Unfortunately, some of those rules that people break are there for good reason. Keeping to the correct side of the road is one example. Stopping the spread of COVID-19 is another. "I know we're not supposed to meet in groups of more than six people, but little Olivia is just a baby". Is little Olivia a person? Yes. Therefore, she counts as one of the six. If the government introduced exceptions, people would say the rules were "confusing" and ask for "clarity". When the government is completely clear and unambiguous, they break (or try to think of ways to circumvent) the rules without considering why the rules are there in the first place.
Too many nannying laws makes it hard for people to be law-abiding.

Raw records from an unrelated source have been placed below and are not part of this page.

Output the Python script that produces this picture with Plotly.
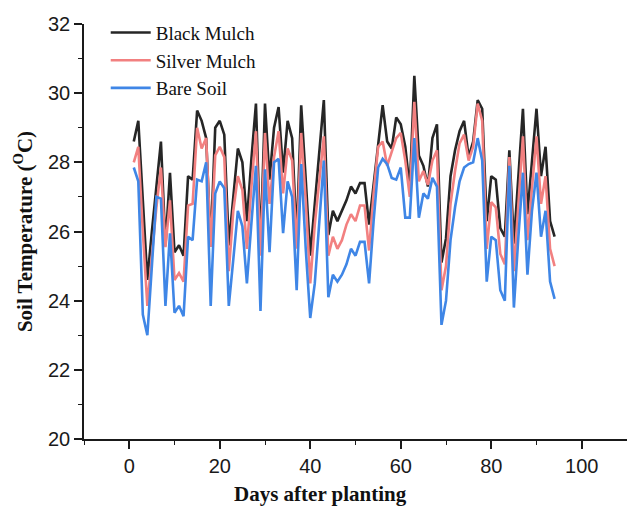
import plotly.graph_objects as go

days = list(range(1, 95))

black_mulch = [
    28.6, 29.2, 26.9, 24.6, 26.0, 27.3, 28.6, 25.6, 27.7, 25.4,
    25.6, 25.3, 27.6, 27.5, 29.5, 29.2, 28.7, 25.6, 29.0, 29.2,
    28.8, 25.6, 27.0, 28.4, 28.0, 26.3, 28.1, 29.7, 25.5, 29.7,
    27.5, 29.0, 29.6, 27.7, 29.2, 28.7, 25.8, 29.65, 27.5, 25.3,
    26.8, 28.35, 29.8, 25.9, 26.6, 26.3, 26.6, 26.9, 27.3, 27.1,
    27.4, 27.4, 26.2, 27.4, 28.6, 29.65, 28.6, 28.4, 29.3, 29.1,
    28.45, 27.25, 30.5, 28.2, 27.9, 27.3, 28.7, 29.1, 25.1, 25.8,
    27.6, 28.35, 28.9, 29.2, 28.15, 28.6, 29.8, 29.55, 26.3, 27.6,
    27.5, 26.1, 25.85, 28.35, 25.65, 27.6, 29.55, 26.5, 28.1, 29.55,
    27.6, 28.45, 26.3, 25.85,
]

silver_mulch = [
    28.0, 28.45, 26.0, 23.85, 25.3, 26.7, 27.85, 25.55, 26.9, 24.6,
    24.8, 24.55, 26.75, 26.8, 29.0, 28.4, 28.7, 25.55, 28.2, 28.45,
    28.15, 24.85, 26.6, 27.6, 27.2, 25.5, 27.3, 28.9, 25.3, 28.85,
    26.8, 28.15, 28.9, 27.1, 28.4, 28.05, 25.5, 28.85, 26.9, 24.5,
    26.2, 27.5, 28.75, 25.3, 25.85, 25.5, 25.75, 26.2, 26.5, 26.3,
    26.75, 26.75, 25.45, 27.1, 28.45, 28.6, 27.9, 28.3, 28.7, 28.85,
    28.05, 27.0, 29.75, 27.45, 27.75, 27.35, 28.05, 28.35, 24.3, 25.0,
    26.8, 27.75, 28.55, 28.8, 28.05, 28.45, 29.7, 29.2, 25.5, 26.85,
    26.7, 25.35, 25.05, 28.15, 24.85, 26.8, 28.75, 25.75, 27.3, 28.75,
    26.8, 27.6, 25.5, 25.0,
]

bare_soil = [
    27.85, 27.45, 23.6, 23.0, 25.0, 27.0, 26.95, 23.85, 25.95, 23.65,
    23.85, 23.55, 25.85, 25.75, 27.5, 27.45, 28.0, 23.85, 27.1, 27.45,
    27.25, 23.85, 25.2, 26.6, 26.15, 24.5, 26.25, 27.9, 23.7, 27.8,
    25.4, 28.0, 28.1, 25.95, 27.45, 27.0, 24.3, 27.95, 25.5, 23.5,
    24.5, 26.3, 28.05, 24.1, 24.75, 24.55, 24.75, 25.05, 25.5, 25.3,
    25.7, 25.7, 24.5, 26.3, 27.85, 28.1, 27.95, 27.55, 27.5, 27.85,
    26.4, 26.4, 28.7, 26.4, 27.1, 26.95, 27.55, 27.3, 23.3, 24.0,
    25.75, 26.7, 27.45, 27.85, 27.95, 28.0, 28.7, 28.05, 24.55, 25.85,
    25.75, 24.3, 24.0, 27.9, 23.8, 25.85, 27.7, 24.75, 26.6, 27.7,
    25.85, 26.6, 24.55, 24.05,
]

series_names = ["Black Mulch", "Silver Mulch", "Bare Soil"]
series_values = [black_mulch, silver_mulch, bare_soil]
series_colors = ["#262626", "#f28080", "#3f86e6"]

fig = go.Figure()
for name, vals, col in zip(series_names, series_values, series_colors):
    fig.add_trace(go.Scatter(
        x=days, y=vals, mode="lines", name=name,
        line=dict(color=col, width=2.6),
    ))

axis_font = dict(family="Liberation Sans, Arial, sans-serif", size=20, color="#1a1a1a")
title_font = dict(family="Liberation Serif, Times New Roman, serif", size=21, color="#111111")

fig.update_layout(
    width=627, height=507,
    margin=dict(l=84, r=0, t=24, b=68),
    paper_bgcolor="white", plot_bgcolor="white",
    showlegend=True,
    legend=dict(
        x=0.04, y=1.025, xanchor="left", yanchor="top",
        bgcolor="rgba(0,0,0,0)",
        font=dict(family="Liberation Serif, Times New Roman, serif", size=19, color="#111111"),
        tracegroupgap=0, itemwidth=40,
    ),
    xaxis=dict(
        range=[-10, 110], tick0=0, dtick=20,
        showgrid=False, zeroline=False,
        showline=True, linecolor="#1a1a1a", linewidth=1.5,
        ticks="outside", ticklen=8, tickwidth=1.5, tickcolor="#1a1a1a",
        tickfont=axis_font,
        minor=dict(dtick=10, tick0=0, ticks="outside", ticklen=4, tickwidth=1.2, tickcolor="#1a1a1a"),
    ),
    yaxis=dict(
        range=[20, 32], tick0=20, dtick=2,
        showgrid=False, zeroline=False,
        showline=True, linecolor="#1a1a1a", linewidth=1.5,
        ticks="outside", ticklen=8, tickwidth=1.5, tickcolor="#1a1a1a",
        tickfont=axis_font,
        minor=dict(dtick=1, tick0=20, ticks="outside", ticklen=4, tickwidth=1.2, tickcolor="#1a1a1a"),
        title=dict(text="<b>Soil Temperature (<sup>O</sup>C)</b>", font=title_font, standoff=10),
    ),
    annotations=[dict(
        text="<b>Days after planting</b>", xref="paper", yref="paper",
        x=0.435, y=-0.133, xanchor="center", yanchor="middle", showarrow=False,
        font=title_font,
    )],
)

fig.write_html("out.html")
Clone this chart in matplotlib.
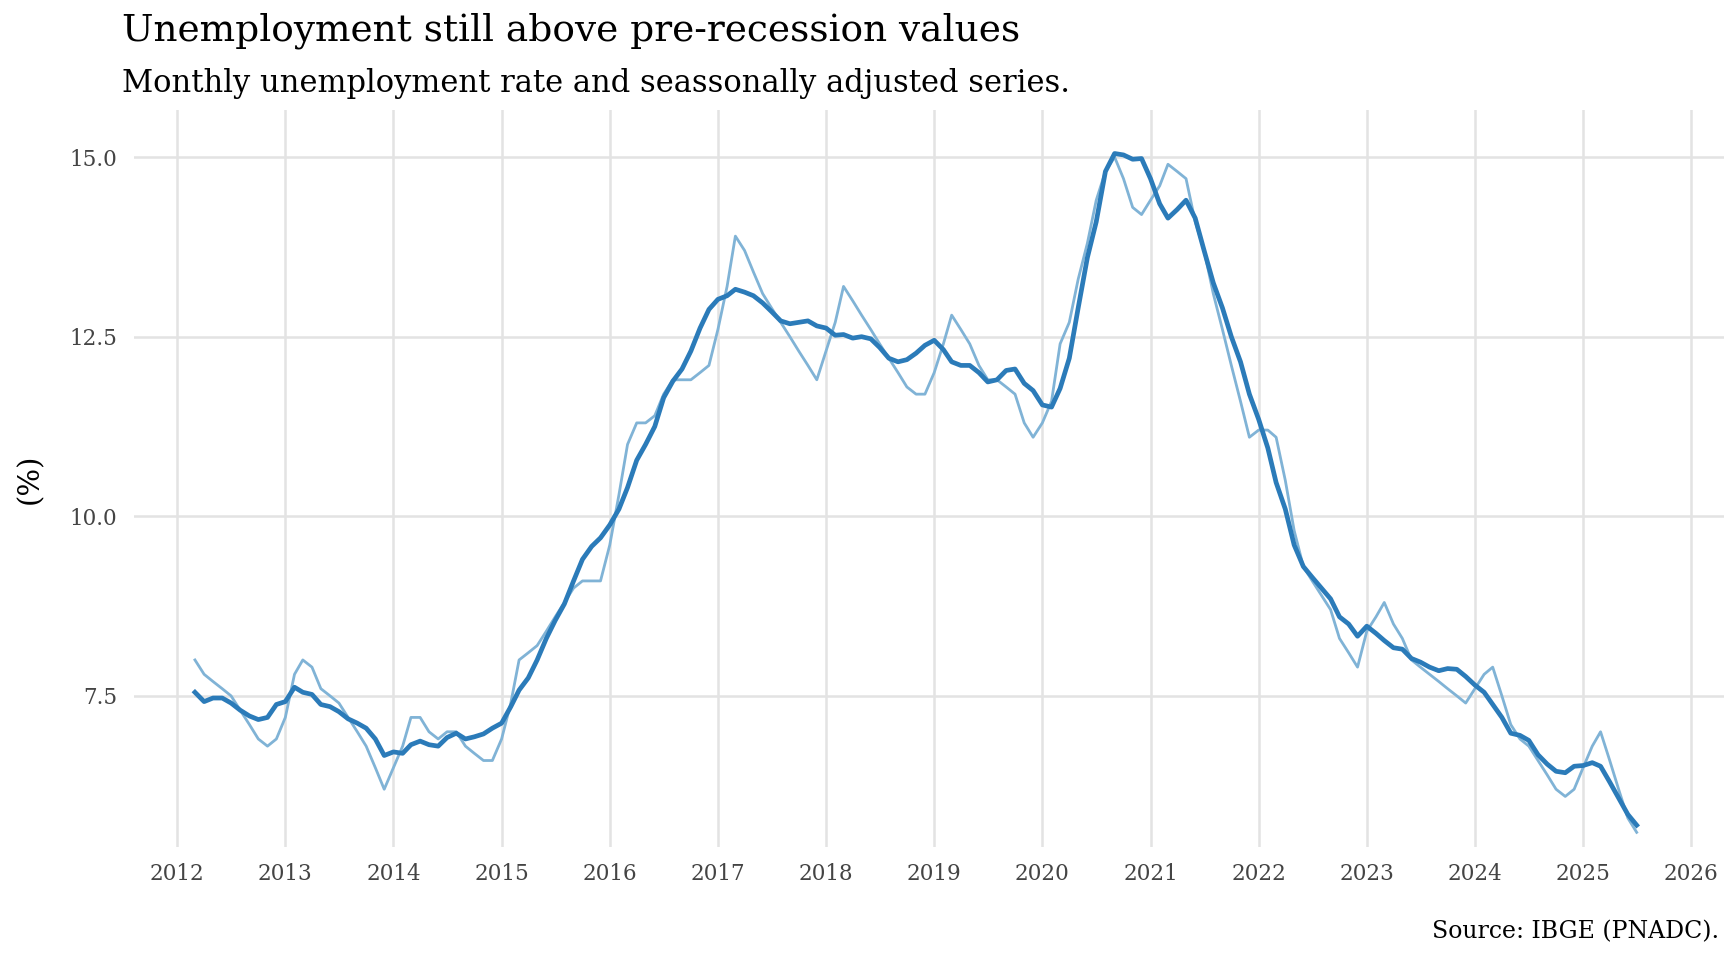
import numpy as np
import pandas as pd
import matplotlib
matplotlib.use("Agg")
import matplotlib.pyplot as plt

# monthly series starting March 2012
raw = [8.0, 7.8, 7.7, 7.6, 7.5, 7.3, 7.1, 6.9, 6.8, 6.9,
       7.2, 7.8, 8.0, 7.9, 7.6, 7.5, 7.4, 7.2, 7.0, 6.8, 6.5, 6.2,
       6.5, 6.8, 7.2, 7.2, 7.0, 6.9, 7.0, 7.0, 6.8, 6.7, 6.6, 6.6,
       6.9, 7.4, 8.0, 8.1, 8.2, 8.4, 8.6, 8.8, 9.0, 9.1, 9.1, 9.1,
       9.6, 10.3, 11.0, 11.3, 11.3, 11.4, 11.7, 11.9, 11.9, 11.9, 12.0, 12.1,
       12.6, 13.2, 13.9, 13.7, 13.4, 13.1, 12.9, 12.7, 12.5, 12.3, 12.1, 11.9,
       12.3, 12.7, 13.2, 13.0, 12.8, 12.6, 12.4, 12.2, 12.0, 11.8, 11.7, 11.7,
       12.0, 12.4, 12.8, 12.6, 12.4, 12.1, 11.9, 11.9, 11.8, 11.7, 11.3, 11.1,
       11.3, 11.6, 12.4, 12.7, 13.3, 13.8, 14.4, 14.8, 15.0, 14.7, 14.3, 14.2,
       14.4, 14.6, 14.9, 14.8, 14.7, 14.1, 13.7, 13.1, 12.6, 12.1, 11.6, 11.1,
       11.2, 11.2, 11.1, 10.5, 9.8, 9.3, 9.1, 8.9, 8.7, 8.3, 8.1, 7.9,
       8.4, 8.6, 8.8, 8.5, 8.3, 8.0, 7.9, 7.8, 7.7, 7.6, 7.5, 7.4,
       7.6, 7.8, 7.9, 7.5, 7.1, 6.9, 6.8, 6.6, 6.4, 6.2, 6.1, 6.2,
       6.5, 6.8, 7.0, 6.6, 6.2, 5.8, 5.6]

adjusted = [7.55, 7.42, 7.47, 7.47, 7.4, 7.3, 7.22, 7.17, 7.2, 7.38,
            7.42, 7.62, 7.55, 7.52, 7.38, 7.35, 7.28, 7.18, 7.12, 7.05, 6.9, 6.67,
            6.72, 6.70, 6.82, 6.87, 6.82, 6.80, 6.92, 6.98, 6.90, 6.93, 6.97, 7.05,
            7.12, 7.35, 7.58, 7.75, 8.0, 8.3, 8.55, 8.78, 9.1, 9.4, 9.58, 9.7,
            9.88, 10.1, 10.4, 10.78, 11.0, 11.25, 11.65, 11.88, 12.05, 12.3, 12.62, 12.88,
            13.02, 13.07, 13.16, 13.12, 13.07, 12.97, 12.85, 12.72, 12.68, 12.7, 12.72, 12.65,
            12.62, 12.52, 12.53, 12.48, 12.5, 12.47, 12.35, 12.2, 12.15, 12.18, 12.27, 12.38,
            12.45, 12.32, 12.15, 12.1, 12.1, 12.0, 11.87, 11.9, 12.03, 12.05, 11.85, 11.75,
            11.55, 11.52, 11.78, 12.2, 12.9, 13.6, 14.1, 14.8, 15.05, 15.03, 14.97, 14.98,
            14.7, 14.35, 14.15, 14.27, 14.4, 14.15, 13.7, 13.25, 12.9, 12.5, 12.15, 11.7,
            11.35, 10.95, 10.47, 10.1, 9.6, 9.3, 9.15, 9.0, 8.85, 8.6, 8.5, 8.33,
            8.47, 8.37, 8.27, 8.17, 8.15, 8.02, 7.97, 7.9, 7.85, 7.88, 7.87, 7.77,
            7.65, 7.55, 7.38, 7.2, 6.98, 6.95, 6.88, 6.68, 6.55, 6.45, 6.43, 6.52,
            6.53, 6.57, 6.52, 6.3, 6.08, 5.85, 5.7]

dates = pd.date_range("2012-03-01", periods=len(raw), freq="MS")
years = list(range(2012, 2027))

def frac_year(d):
    return d.year + (d.dayofyear - 1) / 365.25

t = np.array([frac_year(d) for d in dates])

plt.rcParams['font.family'] = ['DejaVu Serif']
fig = plt.figure(figsize=(17.28, 9.6), dpi=100)
ax = fig.add_axes([0.0775, 0.118, 0.920, 0.767])

ax.plot(t, raw, color='#80b3d6', lw=2.0)
ax.plot(t, adjusted, color='#2b7bb9', lw=3.4)

ax.set_xlim(2011.6, 2026.3)
ax.set_ylim(5.4, 15.65)
ax.set_xticks(years)
ax.set_xticklabels([str(y) for y in years])
ax.set_yticks([7.5, 10.0, 12.5, 15.0])
ax.set_yticklabels(["7.5", "10.0", "12.5", "15.0"])
ax.grid(True, color='#e3e3e3', lw=1.8)
ax.set_axisbelow(True)
for s in ax.spines.values():
    s.set_visible(False)
ax.tick_params(length=0, labelsize=15.5, colors='#444444', pad=12)
ax.set_ylabel("(%)", fontsize=21, labelpad=18)

fig.text(0.0705, 0.968, "Unemployment still above pre-recession values", fontsize=27, va='center')
fig.text(0.0705, 0.913, "Monthly unemployment rate and seassonally adjusted series.", fontsize=22, va='center')
fig.text(0.995, 0.029, "Source: IBGE (PNADC).", fontsize=17, ha='right', va='center')

fig.savefig("out.png", dpi=100)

Also, people who think the government has it in for them don't feel obligated to obey laws unless they fear being caught, and entitled people don't think laws they don't like apply to them anyway.
10:20am on Wednesday, 16th September, 2020:
I've just run a virus scan using the built-in Windows 10 virus scanner. Here's the result.
When we wrote programs back in the 1970s, we took the trouble to check for agreement between numbers and nouns. If someone wrote a program that output "1 minutes", let alone "1 hours 1 minutes", they would have been mocked for it.
I don't care how many languages your software has to work in, Microsoft: how hard can it be to find the right word to match an ordinal?!
9:58am on Wednesday, 16th September, 2020:
It's bore-you-with-playing-cards time again!
This is a standard Dondorf Club Karte pattern deck but with illustrated aces representing Europe, Asia, Africa and the Americas. As you can see, they're quite pretty.
This was advertised on eBay as being from 1920, but its particular characteristics (6mm indeces, B. Dondorf Frankfurst A/M on the aces) only come together for the period 1924-1928. This means it's probably missing a joker.
There was a guy on Google+ who used to make really interesting posts, punctuated by almost daily photographs of hyenas. Eventually, I'd had enough of the hyenas and unfollowed him. I'm hoping that antique playing cards are not my hyenas...
8:50am on Tuesday, 15th September, 2020:
Next time BBC medical correspondent Fergus Walsh appears on The One Show from home, he might want to rethink his lighting arrangements.
11:15am on Monday, 14th September, 2020:
In the lead-up to the US presidential elections, even Victorian playing card accoutrements are having their say.
We have two more months of this politicking. Great.